# RECORDS FOR THE TASK start
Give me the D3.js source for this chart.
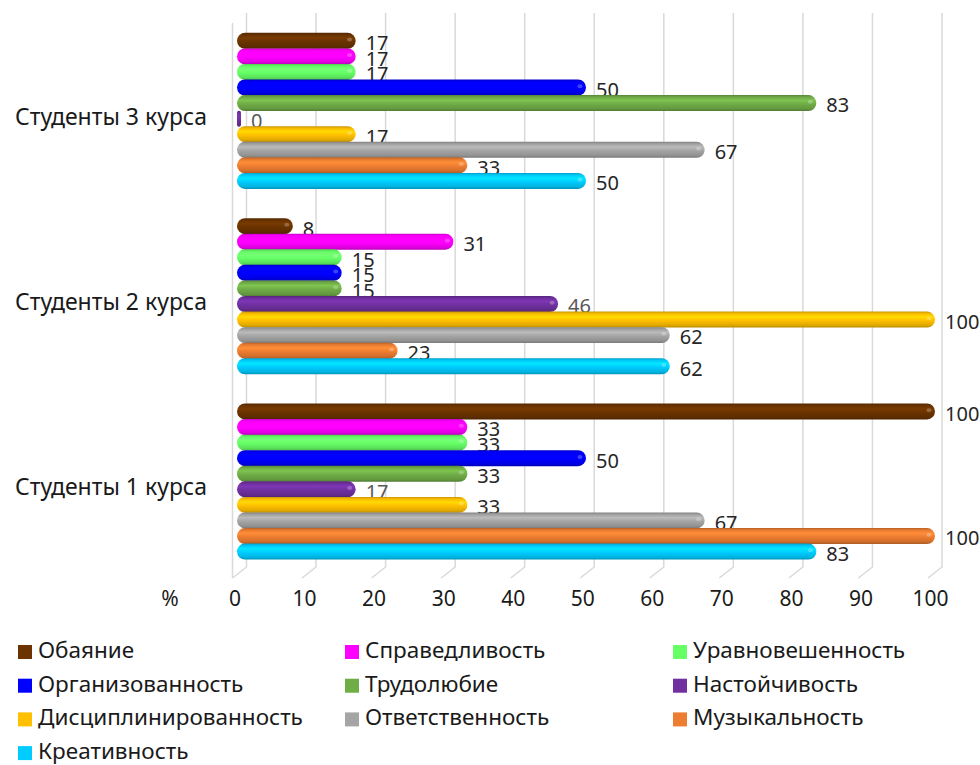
# RECORDS FOR THE TASK end
# RECORDS FOR THE TASK start
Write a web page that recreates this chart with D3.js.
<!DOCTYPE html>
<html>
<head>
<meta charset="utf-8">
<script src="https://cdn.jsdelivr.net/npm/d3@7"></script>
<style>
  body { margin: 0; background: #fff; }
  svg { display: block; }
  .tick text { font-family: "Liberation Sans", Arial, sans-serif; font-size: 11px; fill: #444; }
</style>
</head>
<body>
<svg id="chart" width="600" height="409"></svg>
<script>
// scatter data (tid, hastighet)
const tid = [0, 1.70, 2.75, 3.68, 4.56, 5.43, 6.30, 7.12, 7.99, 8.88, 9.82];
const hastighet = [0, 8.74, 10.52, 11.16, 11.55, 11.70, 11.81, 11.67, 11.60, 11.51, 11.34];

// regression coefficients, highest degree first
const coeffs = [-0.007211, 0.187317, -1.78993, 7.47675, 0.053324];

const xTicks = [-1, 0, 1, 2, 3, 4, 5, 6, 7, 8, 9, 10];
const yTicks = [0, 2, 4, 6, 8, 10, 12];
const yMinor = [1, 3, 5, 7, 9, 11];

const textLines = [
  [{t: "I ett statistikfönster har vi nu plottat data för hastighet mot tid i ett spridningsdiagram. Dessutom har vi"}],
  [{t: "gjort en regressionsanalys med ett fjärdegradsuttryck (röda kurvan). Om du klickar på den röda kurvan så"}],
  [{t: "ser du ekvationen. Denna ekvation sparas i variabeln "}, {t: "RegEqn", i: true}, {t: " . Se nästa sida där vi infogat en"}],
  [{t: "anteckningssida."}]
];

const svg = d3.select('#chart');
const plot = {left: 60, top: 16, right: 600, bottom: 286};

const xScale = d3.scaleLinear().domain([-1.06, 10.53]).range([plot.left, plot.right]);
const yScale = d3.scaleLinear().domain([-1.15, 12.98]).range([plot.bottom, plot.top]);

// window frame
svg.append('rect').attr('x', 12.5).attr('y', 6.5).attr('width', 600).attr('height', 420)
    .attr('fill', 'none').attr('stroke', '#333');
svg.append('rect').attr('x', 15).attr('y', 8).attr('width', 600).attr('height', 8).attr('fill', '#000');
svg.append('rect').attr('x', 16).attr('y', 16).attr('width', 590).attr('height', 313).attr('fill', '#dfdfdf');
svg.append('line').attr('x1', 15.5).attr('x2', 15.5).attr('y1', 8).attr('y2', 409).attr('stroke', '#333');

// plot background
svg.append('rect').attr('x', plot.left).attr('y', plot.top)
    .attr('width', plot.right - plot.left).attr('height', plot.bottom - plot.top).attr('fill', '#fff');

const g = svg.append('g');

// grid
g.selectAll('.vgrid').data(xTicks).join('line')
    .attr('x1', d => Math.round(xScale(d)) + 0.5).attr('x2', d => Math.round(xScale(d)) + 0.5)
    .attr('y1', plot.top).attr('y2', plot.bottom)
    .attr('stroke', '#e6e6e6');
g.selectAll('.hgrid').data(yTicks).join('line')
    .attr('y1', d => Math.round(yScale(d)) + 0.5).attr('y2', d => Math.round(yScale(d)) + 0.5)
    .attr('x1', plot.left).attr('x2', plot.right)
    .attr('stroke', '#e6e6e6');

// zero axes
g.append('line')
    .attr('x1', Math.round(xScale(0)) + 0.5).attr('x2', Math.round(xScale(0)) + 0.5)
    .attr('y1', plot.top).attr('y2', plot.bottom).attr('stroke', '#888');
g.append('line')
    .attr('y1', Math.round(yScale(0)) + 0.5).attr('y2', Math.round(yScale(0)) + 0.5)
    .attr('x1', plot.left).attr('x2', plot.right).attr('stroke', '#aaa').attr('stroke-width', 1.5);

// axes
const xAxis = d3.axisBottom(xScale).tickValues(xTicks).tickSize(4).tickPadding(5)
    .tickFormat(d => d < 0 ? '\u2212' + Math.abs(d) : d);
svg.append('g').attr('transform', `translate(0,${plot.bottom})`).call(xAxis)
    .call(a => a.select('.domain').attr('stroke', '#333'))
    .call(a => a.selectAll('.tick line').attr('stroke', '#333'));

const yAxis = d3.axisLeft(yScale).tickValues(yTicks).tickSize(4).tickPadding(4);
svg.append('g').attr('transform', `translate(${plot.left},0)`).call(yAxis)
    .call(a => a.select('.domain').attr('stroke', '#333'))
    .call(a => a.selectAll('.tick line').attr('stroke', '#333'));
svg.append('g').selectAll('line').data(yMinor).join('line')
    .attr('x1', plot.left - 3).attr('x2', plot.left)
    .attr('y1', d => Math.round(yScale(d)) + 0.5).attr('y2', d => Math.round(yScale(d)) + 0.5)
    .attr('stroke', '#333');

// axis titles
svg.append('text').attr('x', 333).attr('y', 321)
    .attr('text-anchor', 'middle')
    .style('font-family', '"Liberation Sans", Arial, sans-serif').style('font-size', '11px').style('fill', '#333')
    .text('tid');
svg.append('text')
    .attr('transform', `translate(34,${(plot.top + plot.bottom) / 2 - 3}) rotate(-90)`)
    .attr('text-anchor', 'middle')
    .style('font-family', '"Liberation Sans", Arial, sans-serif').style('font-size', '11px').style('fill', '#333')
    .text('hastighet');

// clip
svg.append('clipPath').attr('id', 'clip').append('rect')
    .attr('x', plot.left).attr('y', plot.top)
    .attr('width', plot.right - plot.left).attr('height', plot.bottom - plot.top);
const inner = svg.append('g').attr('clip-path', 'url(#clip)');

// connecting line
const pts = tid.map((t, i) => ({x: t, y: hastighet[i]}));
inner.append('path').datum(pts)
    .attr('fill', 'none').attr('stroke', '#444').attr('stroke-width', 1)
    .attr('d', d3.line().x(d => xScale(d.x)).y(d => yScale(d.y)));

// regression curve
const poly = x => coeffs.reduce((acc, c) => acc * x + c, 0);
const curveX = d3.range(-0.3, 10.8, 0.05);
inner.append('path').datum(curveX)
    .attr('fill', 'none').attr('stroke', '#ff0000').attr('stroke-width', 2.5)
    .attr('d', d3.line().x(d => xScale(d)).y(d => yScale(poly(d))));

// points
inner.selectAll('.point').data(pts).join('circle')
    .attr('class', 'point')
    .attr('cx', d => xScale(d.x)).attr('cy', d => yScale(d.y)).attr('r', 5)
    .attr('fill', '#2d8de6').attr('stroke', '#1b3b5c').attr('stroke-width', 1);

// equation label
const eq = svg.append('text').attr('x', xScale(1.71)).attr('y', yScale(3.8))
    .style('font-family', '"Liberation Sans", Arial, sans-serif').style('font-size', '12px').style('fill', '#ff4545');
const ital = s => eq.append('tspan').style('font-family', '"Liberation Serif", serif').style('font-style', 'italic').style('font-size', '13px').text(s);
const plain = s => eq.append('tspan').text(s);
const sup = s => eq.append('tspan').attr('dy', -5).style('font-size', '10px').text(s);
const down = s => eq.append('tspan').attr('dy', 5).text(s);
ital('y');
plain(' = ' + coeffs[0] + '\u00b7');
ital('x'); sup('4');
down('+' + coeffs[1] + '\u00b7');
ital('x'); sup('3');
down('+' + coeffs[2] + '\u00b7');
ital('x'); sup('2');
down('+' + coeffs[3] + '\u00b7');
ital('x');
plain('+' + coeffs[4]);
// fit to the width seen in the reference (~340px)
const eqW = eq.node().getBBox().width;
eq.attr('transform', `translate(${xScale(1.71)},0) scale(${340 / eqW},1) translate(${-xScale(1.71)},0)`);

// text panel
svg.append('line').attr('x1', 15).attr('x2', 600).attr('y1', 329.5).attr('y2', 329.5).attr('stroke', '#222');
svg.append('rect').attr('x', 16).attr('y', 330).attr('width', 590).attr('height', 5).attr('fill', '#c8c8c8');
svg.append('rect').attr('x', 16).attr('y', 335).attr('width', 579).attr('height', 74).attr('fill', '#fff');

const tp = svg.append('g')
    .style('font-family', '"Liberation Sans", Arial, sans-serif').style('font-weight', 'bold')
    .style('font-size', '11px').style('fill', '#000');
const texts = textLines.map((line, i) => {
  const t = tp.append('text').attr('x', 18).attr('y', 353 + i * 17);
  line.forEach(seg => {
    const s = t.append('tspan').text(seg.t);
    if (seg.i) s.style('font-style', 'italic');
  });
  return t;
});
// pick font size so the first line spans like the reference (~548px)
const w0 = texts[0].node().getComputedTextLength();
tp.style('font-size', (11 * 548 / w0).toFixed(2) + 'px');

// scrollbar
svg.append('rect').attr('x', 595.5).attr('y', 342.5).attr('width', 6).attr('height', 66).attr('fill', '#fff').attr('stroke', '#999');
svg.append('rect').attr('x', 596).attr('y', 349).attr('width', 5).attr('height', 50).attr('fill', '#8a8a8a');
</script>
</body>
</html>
# RECORDS FOR THE TASK end
# RECORDS FOR THE TASK start
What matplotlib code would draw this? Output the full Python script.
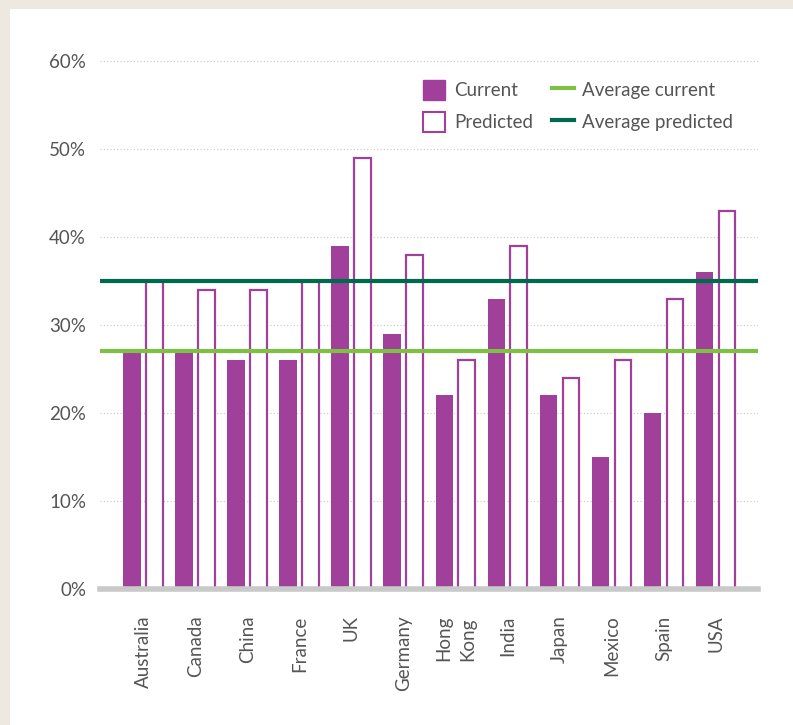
# RECORDS FOR THE TASK end
Extract all lines from the data in which "this" is found.

TASK OUTPUT:
Give me the D3.js source for this chart.
Write a web page that recreates this chart with D3.js.
What matplotlib code would draw this? Output the full Python script.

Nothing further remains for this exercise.